Prep Time 10 minutes
Cook Time 30 minutes
Total Time 40 minutes
Servings: 4 bowls

Ingredients
  

  • 1 cup red lentils rinsed
  • 1 medium onion finely chopped
  • 2 carrots diced
  • 2 cloves garlic minced
  • 1 tablespoon olive oil
  • 1 teaspoon ground cumin
  • ½ teaspoon ground turmeric
  • ½ teaspoon paprika
  • 1 teaspoon salt or to taste
  • 4 cups vegetable broth or water
  • Juice of 1–2 lemons to taste
  • Fresh parsley or cilantro chopped (for garnish)
  • Optional: pinch of chili flakes

Method
 

  1. Sauté the vegetables:
  2. Heat olive oil in a large pot over medium heat. Add chopped onions and carrots, cooking for 5 minutes until softened. Stir in the garlic and cook for 1 minute.
  3. Add the spices:
  4. Stir in cumin, turmeric, paprika, and salt. Cook briefly to release the aromas.
  5. Simmer the soup:
  6. Add rinsed lentils and vegetable broth. Stir well, then bring to a boil. Reduce heat, cover, and simmer for 25–30 minutes, stirring occasionally, until the lentils are tender and the soup thickens.
  7. Blend (optional):
  8. Use an immersion blender to puree part of the soup for a creamy texture, or leave it chunky for a rustic lentil stew consistency.
  9. Finish with lemon:
  10. Stir in lemon juice before serving.
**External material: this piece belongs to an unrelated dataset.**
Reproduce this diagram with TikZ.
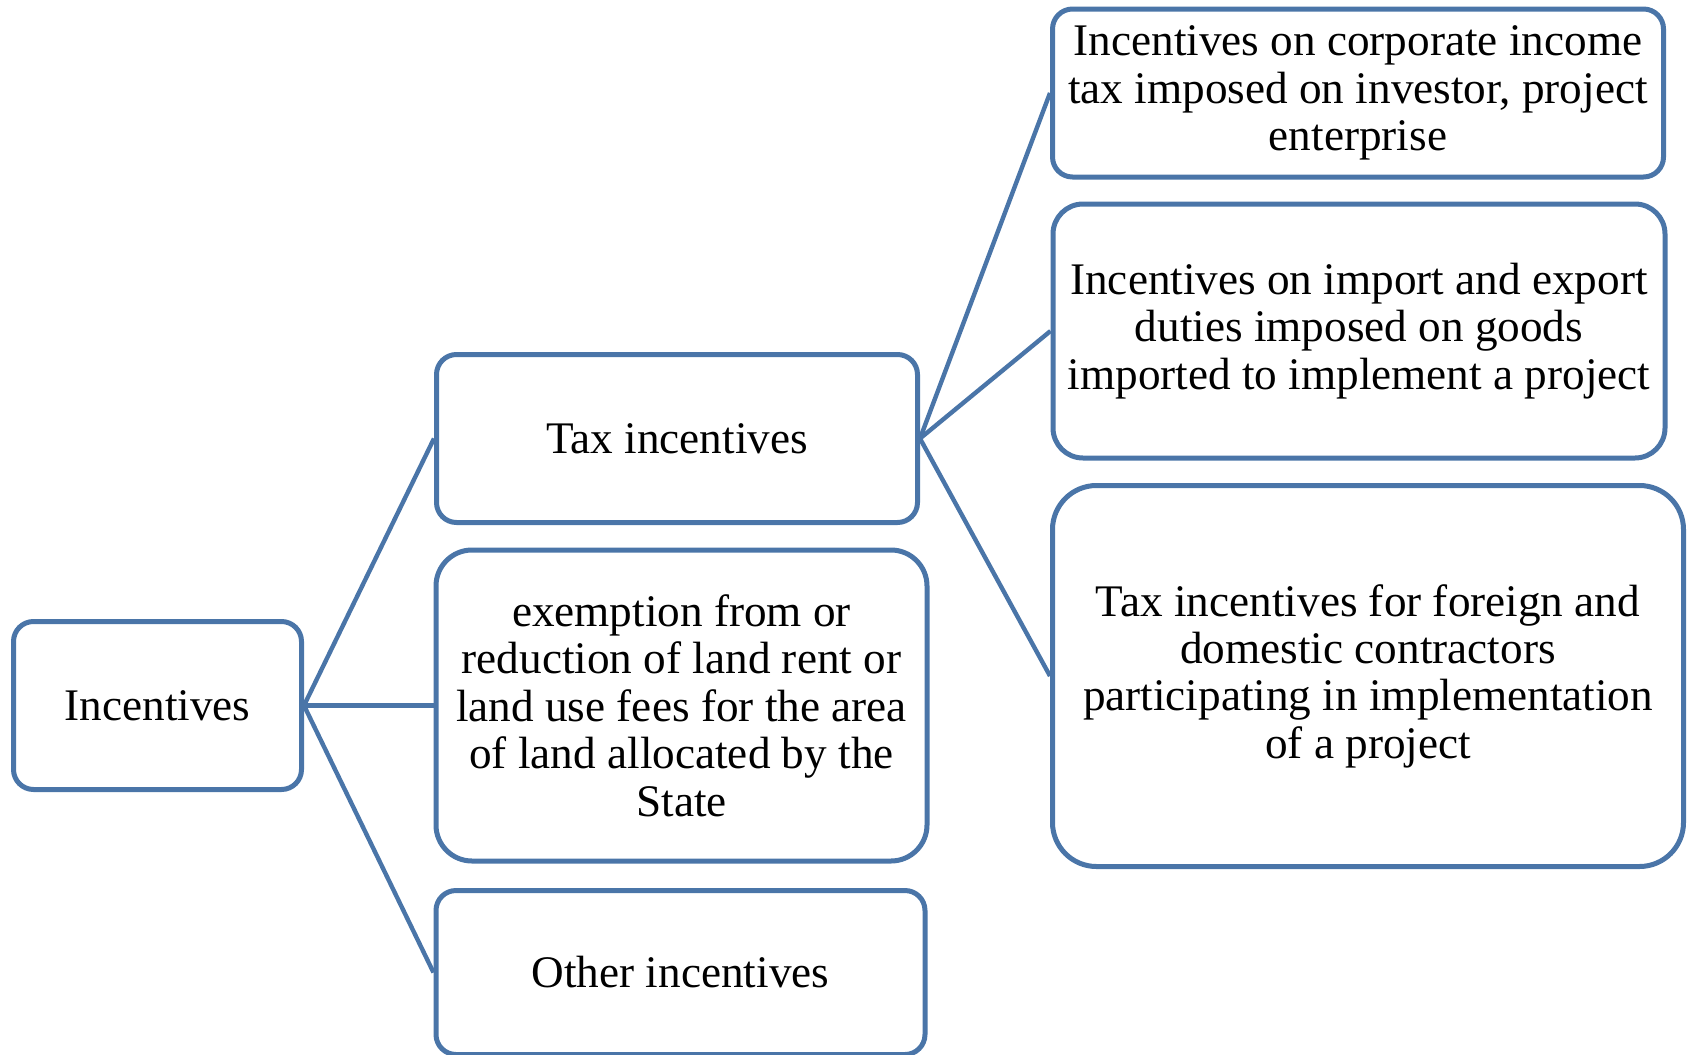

Garnish with parsley or cilantro and a drizzle of olive oil.

Notes

  • For extra creaminess, blend in ½ cup coconut milk or a spoonful of tahini.
  • Add spinach or kale near the end for extra nutrients.
  • Adjust lemon juice to taste — it brightens the flavor beautifully.
  • Store leftovers in the fridge for up to 4 days or freeze for up to 3 months.